-- TASK TO COMPLETE --
Copy exactly the lines from the one containing "Recreate this image" through the one containing "const FONT = 'DejaVu Sans';", both included, and nothing else.

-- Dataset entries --

——————————

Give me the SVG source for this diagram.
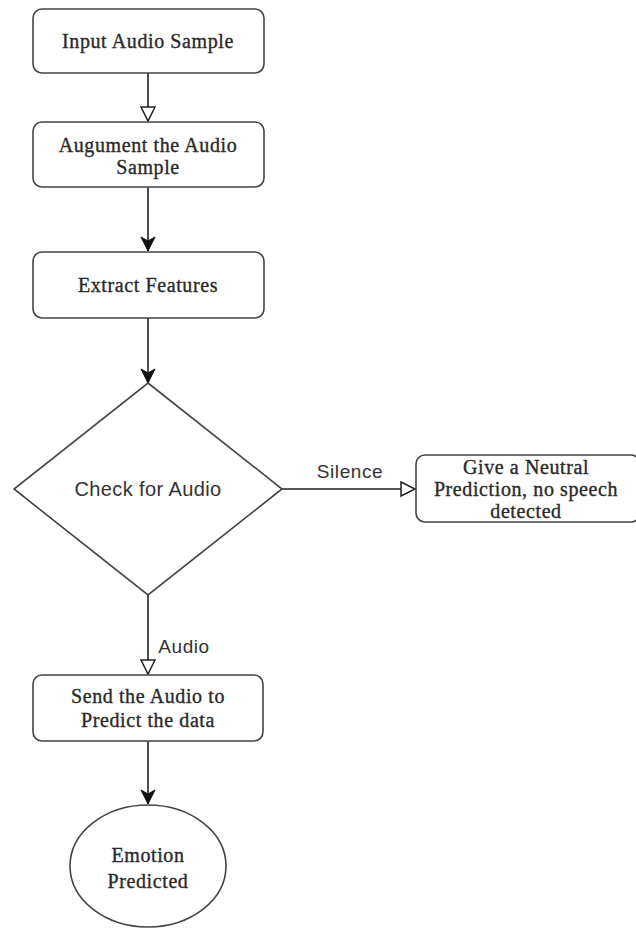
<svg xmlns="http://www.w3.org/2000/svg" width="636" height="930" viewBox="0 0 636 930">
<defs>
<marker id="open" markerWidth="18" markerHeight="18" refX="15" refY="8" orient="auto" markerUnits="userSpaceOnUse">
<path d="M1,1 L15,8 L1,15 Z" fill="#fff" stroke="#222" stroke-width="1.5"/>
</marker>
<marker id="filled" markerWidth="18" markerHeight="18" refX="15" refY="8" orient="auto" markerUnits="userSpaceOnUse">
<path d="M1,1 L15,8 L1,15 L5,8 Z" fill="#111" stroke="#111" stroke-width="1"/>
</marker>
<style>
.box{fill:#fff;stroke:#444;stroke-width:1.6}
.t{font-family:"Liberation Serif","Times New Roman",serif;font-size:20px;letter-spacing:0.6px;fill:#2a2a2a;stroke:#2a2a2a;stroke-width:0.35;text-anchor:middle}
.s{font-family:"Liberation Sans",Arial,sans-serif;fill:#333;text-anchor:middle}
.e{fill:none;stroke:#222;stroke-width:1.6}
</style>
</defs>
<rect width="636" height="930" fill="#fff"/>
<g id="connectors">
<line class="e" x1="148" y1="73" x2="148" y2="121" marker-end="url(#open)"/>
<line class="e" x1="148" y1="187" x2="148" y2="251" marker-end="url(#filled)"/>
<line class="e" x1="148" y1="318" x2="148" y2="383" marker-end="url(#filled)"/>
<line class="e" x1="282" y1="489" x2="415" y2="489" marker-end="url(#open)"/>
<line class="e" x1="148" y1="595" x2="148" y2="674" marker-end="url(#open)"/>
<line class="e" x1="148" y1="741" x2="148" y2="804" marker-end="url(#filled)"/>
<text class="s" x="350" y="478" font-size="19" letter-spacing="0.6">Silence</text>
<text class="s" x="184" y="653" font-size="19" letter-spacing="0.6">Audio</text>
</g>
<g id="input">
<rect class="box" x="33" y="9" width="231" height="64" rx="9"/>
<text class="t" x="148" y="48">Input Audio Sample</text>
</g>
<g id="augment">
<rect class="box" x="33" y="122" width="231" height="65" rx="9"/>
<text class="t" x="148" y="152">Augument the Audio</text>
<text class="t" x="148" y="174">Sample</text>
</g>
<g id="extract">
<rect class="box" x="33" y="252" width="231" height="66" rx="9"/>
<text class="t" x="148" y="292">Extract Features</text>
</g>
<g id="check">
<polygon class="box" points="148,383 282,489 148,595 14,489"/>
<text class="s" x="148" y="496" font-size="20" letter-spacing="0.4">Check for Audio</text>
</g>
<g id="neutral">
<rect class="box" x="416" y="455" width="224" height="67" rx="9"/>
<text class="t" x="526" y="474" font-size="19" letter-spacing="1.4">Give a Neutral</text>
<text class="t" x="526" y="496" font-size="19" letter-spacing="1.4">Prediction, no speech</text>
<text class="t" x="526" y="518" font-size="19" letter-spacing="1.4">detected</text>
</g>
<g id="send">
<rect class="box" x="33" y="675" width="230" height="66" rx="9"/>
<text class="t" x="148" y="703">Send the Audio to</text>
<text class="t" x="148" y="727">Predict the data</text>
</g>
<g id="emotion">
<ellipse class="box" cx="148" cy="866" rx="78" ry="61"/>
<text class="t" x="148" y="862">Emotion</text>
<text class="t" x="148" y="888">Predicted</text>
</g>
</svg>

——————————

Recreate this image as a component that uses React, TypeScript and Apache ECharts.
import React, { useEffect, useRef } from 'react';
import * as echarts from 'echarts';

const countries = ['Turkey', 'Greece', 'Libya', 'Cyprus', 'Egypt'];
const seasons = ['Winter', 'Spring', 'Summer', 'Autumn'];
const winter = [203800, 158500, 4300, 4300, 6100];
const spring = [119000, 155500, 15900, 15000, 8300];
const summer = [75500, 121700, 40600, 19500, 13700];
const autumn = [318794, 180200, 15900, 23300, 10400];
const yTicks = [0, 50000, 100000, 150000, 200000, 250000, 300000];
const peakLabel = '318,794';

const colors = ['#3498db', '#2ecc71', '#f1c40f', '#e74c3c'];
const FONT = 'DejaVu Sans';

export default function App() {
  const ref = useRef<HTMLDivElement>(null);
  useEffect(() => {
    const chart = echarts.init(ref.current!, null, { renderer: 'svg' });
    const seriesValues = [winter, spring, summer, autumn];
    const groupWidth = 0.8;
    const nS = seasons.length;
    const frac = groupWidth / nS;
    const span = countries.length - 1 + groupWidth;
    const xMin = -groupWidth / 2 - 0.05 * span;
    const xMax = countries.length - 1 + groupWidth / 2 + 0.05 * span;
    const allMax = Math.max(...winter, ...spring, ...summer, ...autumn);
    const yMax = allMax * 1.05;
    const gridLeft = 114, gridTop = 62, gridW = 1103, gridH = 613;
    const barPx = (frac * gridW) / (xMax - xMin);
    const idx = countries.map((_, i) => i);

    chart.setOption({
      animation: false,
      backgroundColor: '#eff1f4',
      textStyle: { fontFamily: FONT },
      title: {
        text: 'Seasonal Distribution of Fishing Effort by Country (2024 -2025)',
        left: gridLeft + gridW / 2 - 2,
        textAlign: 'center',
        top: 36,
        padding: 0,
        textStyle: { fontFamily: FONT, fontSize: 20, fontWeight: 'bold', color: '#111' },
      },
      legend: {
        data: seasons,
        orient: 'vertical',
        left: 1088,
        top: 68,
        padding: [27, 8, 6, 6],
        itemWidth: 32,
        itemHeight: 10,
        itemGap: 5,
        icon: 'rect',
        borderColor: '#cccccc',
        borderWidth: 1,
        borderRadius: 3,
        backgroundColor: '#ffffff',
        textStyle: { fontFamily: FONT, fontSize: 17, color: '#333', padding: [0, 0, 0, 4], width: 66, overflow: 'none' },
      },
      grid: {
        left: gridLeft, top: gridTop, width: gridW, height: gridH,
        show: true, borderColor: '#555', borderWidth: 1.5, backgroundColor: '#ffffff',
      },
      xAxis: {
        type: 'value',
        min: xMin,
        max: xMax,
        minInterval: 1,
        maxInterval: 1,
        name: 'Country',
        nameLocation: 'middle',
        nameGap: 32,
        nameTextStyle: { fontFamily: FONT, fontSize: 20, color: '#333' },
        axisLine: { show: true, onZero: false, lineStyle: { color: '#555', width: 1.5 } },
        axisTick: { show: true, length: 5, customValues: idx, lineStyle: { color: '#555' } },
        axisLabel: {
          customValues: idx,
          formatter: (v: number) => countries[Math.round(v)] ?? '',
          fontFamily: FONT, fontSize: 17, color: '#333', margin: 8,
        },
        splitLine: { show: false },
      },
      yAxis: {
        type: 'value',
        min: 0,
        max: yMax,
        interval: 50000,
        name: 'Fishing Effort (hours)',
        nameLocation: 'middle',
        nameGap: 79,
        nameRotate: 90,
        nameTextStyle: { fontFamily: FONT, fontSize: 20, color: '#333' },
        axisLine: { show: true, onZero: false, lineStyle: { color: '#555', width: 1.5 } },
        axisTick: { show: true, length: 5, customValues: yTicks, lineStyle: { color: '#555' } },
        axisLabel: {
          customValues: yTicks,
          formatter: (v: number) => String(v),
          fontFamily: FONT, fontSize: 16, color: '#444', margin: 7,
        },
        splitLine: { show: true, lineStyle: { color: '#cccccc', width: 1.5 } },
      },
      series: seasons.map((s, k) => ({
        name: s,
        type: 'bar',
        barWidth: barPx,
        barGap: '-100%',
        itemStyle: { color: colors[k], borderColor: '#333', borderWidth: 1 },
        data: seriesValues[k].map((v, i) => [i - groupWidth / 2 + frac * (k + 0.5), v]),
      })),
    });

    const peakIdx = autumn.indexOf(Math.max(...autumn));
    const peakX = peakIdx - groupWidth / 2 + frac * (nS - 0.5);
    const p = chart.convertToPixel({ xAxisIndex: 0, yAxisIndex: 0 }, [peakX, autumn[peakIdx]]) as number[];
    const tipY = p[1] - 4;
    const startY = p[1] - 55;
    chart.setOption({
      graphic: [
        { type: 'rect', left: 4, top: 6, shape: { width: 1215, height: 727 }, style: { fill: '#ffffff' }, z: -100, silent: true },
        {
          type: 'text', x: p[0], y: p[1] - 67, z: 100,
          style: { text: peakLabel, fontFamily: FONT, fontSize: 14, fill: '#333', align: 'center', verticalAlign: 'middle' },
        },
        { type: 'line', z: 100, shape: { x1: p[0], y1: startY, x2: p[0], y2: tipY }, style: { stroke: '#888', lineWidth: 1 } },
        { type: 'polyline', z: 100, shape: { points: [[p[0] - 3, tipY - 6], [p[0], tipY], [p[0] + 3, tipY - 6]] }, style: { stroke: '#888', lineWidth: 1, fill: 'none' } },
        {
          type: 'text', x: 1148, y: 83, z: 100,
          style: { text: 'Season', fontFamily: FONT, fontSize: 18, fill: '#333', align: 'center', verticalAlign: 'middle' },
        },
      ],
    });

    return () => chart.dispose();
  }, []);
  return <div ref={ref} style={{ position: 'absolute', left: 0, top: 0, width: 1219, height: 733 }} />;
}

——————————

-- RESULT OF THE EXERCISE --
Recreate this image as a component that uses React, TypeScript and Apache ECharts.
import React, { useEffect, useRef } from 'react';
import * as echarts from 'echarts';

const countries = ['Turkey', 'Greece', 'Libya', 'Cyprus', 'Egypt'];
const seasons = ['Winter', 'Spring', 'Summer', 'Autumn'];
const winter = [203800, 158500, 4300, 4300, 6100];
const spring = [119000, 155500, 15900, 15000, 8300];
const summer = [75500, 121700, 40600, 19500, 13700];
const autumn = [318794, 180200, 15900, 23300, 10400];
const yTicks = [0, 50000, 100000, 150000, 200000, 250000, 300000];
const peakLabel = '318,794';

const colors = ['#3498db', '#2ecc71', '#f1c40f', '#e74c3c'];
const FONT = 'DejaVu Sans';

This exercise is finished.